- From: Sylvain Galineau <sylvaing@microsoft.com>
- Date: Tue, 29 May 2012 17:02:02 +0000
- To: John Daggett <jdaggett@mozilla.com>, Tab Atkins Jr. <jackalmage@gmail.com>
- CC: Daniel Glazman <daniel.glazman@disruptive-innovations.com>, "www-style@w3.org" <www-style@w3.org>, "L. David Baron" <dbaron@dbaron.org>
[John Daggett:]
> >
> > Even with the old definition you're quoting, that's pretty darn
> > unrestricted. You can make up units or functions, put as many values
> > as you want, in any order, etc. With the new (/even older)
> > definition, it's even more unrestricted.
>
> The right side of a variable definition needs to conform to:
>
> <value>+ [ [ ‘,’ | ‘/’ ] <value>+ ]*
>
> That's *not* unrestricted! I think you're simply trying to emphasize is
> that this can be any value allowed in CSS. Just say that. Saying it's
> unrestricted is misleading and incorrect, there's no value in such a
> statement to either authors or implementors.
>
> I also think the use of the term "value" is confusing in that section
> since you're overloading it to mean both the entire right side of a
> variable definition *and* a CSS value.
I'm with John here; this sentence is OK as a casual spoken statement to
an audience during a CSS Variables 101. In a spec it just looks silly
as it's a) untestable b) vague c) redundant ('almost unrestricted' should
do, the 'completely' is unnecessary) and d) contradictory since it
*is* then normatively restricted to a range of values.
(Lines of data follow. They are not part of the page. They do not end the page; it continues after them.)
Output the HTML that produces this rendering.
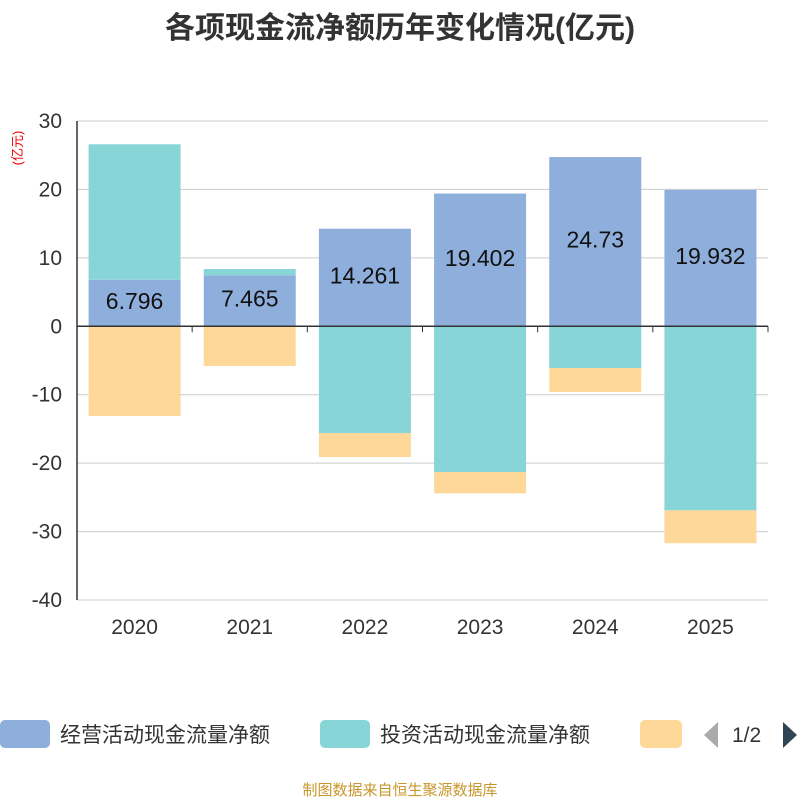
<!DOCTYPE html>
<html><head><meta charset="utf-8"><style>
body{margin:0;background:#fff;width:800px;height:800px;overflow:hidden;font-family:"Liberation Sans","Noto Sans CJK SC",sans-serif}
</style></head><body>
<svg id="c" width="800" height="800" xmlns="http://www.w3.org/2000/svg">
<text x="400" y="38" text-anchor="middle" font-size="30" font-weight="bold" fill="#333" font-family="Liberation Sans, Noto Sans CJK SC, sans-serif">各项现金流净额历年变化情况(亿元)</text>
<text transform="translate(22,148) rotate(-90)" text-anchor="middle" font-size="13" fill="#e00" font-family="Liberation Sans, Noto Sans CJK SC, sans-serif">(亿元)</text>
<g id="grid"></g><g id="bars"></g><g id="axes"></g>
<g font-family="Liberation Sans, Noto Sans CJK SC, sans-serif" font-size="21" fill="#333">
<rect x="0" y="720" width="50" height="28" rx="5" fill="#8eaedb"/>
<text x="60" y="742">经营活动现金流量净额</text>
<rect x="320" y="720" width="50" height="28" rx="5" fill="#88d5d8"/>
<text x="380" y="742">投资活动现金流量净额</text>
<rect x="640" y="720" width="42" height="28" rx="5" fill="#fed898"/>
<polygon points="718,722 718,748 704,735" fill="#aaa"/>
<text x="732" y="742">1/2</text>
<polygon points="783,722 783,748 797,735" fill="#2f4554"/>
</g>
<text x="400" y="795" text-anchor="middle" font-size="15" fill="#c8962a" font-family="Liberation Sans, Noto Sans CJK SC, sans-serif">制图数据来自恒生聚源数据库</text>
</svg>
<script>
const categories=["2020","2021","2022","2023","2024","2025"];
const operating=[6.796,7.465,14.261,19.402,24.73,19.932];
const investing=[19.8,0.9,-15.6,-21.3,-6.1,-26.9];
const financing=[-13.1,-5.8,-3.5,-3.1,-3.5,-4.8];
const yTicks=[30,20,10,0,-10,-20,-30,-40];
const NS="http://www.w3.org/2000/svg";
const x0=77,x1=768,yTop=121,yBot=600,vMax=30,vMin=-40;
const y=v=>yTop+(vMax-v)/(vMax-vMin)*(yBot-yTop);
const bw=(x1-x0)/categories.length;
const xc=i=>x0+bw*(i+0.5);
function el(t,a,p){const e=document.createElementNS(NS,t);for(const k in a)e.setAttribute(k,a[k]);document.getElementById(p).appendChild(e);return e;}
yTicks.forEach(t=>{
 const l=el('line',{x1:x0,x2:x1,y1:y(t),y2:y(t),stroke:'#ccc','stroke-width':1},'grid');
 
 
 const tx=el('text',{x:62,y:y(t)+7,'text-anchor':'end','font-size':21,fill:'#333'},'axes');
 tx.textContent=t;
 
 
});
categories.forEach((c,i)=>{
 const w=92,bx=xc(i)-w/2;
 let pos=0,neg=0;
 [[operating[i],'#8eaedb','bar-operating'],[investing[i],'#88d5d8','bar-investing'],[financing[i],'#fed898','bar-financing']].forEach(([v,col,nm])=>{
  let a,b;
  if(v>=0){a=pos;b=pos+v;pos=b;}else{a=neg;b=neg+v;neg=b;}
  const r=el('rect',{x:bx,y:Math.min(y(a),y(b)),width:w,height:Math.abs(y(a)-y(b)),fill:col},'bars');
  
  
 });
 const lb=el('text',{x:xc(i),y:y(operating[i]/2)+6,'text-anchor':'middle','font-size':23,fill:'#111'},'bars');
 lb.textContent=operating[i];
 
 
 const xl=el('text',{x:xc(i),y:634,'text-anchor':'middle','font-size':21,fill:'#333'},'axes');
 xl.textContent=c;
 
 
});
for(let i=0;i<=categories.length;i++){
 const t=el('line',{x1:x0+bw*i,x2:x0+bw*i,y1:y(0),y2:y(0)+6,stroke:'#333'},'axes');
 
 
}
const za=el('line',{x1:x0,x2:x1,y1:y(0),y2:y(0),stroke:'#333','stroke-width':1.5},'axes');


const ya=el('line',{x1:x0,x2:x0,y1:yTop,y2:yBot,stroke:'#333','stroke-width':1.5},'axes');


</script>
</body></html>
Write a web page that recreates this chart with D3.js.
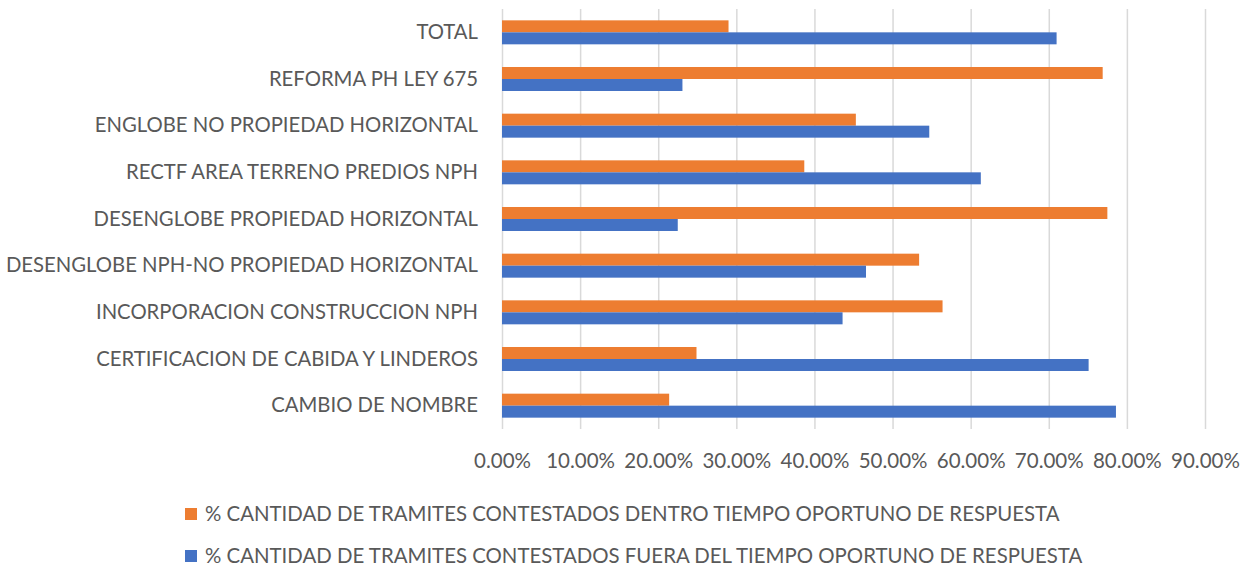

(Though I will admit I do enjoy thinking of a new Monty Python line
every time I read this paragraph...)
>
> > > I really think you need to define the syntax of the value as being
> > > something much lower level, as just a bag of uninterpreted tokens
> > > except for var() evaluations with some very basic well-formedness
> > > rules to deal with matched quotes, braces, etc.
> > >
> > > As it stands now, the current definition requires all parsers to
> > > have a general value production that behaves consistently. My hunch
> > > is that this would be a big rathole of inconsistency across
> > > implementations for very little benefit (i.e. the benefit of having
> > > validity checking in both the variable definition and in the use).
> >
> > It's now defined (though not yet pushed to the public draft) that it
> > accepts anything that matches the 'value' production. This is
> > precisely the allowed production for property values *anyway*, per the
> > Core Grammar, so we're good.
>
> No, we're not good.
>
> As David has already pointed out, that section of the Core Grammar is
> informative, not normative. You seem to be shaping the spec to what's
> convenient to implement for your user agent. I don't see the value in
> validating variable definitions against some intermediate production
> within the grammar. It's neither clear to authors, nor is it something
> that's trivial to implement in all user agents. It seems inherently
> restrictive in weird ways. For example, this seems to disallow
> expressions used within calc functions [1]:
>
> var-foo: 3 * 25px; /* invalid, since doesn't fit the def'n of <value> */
> border-width: calc(var(foo) + 1em);
Indeed. The 2.1 grammar allows property values to combine terms with operators
so that would seem to be one CSS Variables restriction.
>
> It also introduces *two* points of failure for an author, one in the
> defintion, the other in the use. I think it's much simpler to think of
> variable definitions as blobs of tokens, they only need to be valid in the
> context where they are used. That way implementations don't need to carry
> around some universal CSS value validity check that they don't necessarily
> otherwise need.
>
That is my mental model as well, fwiw.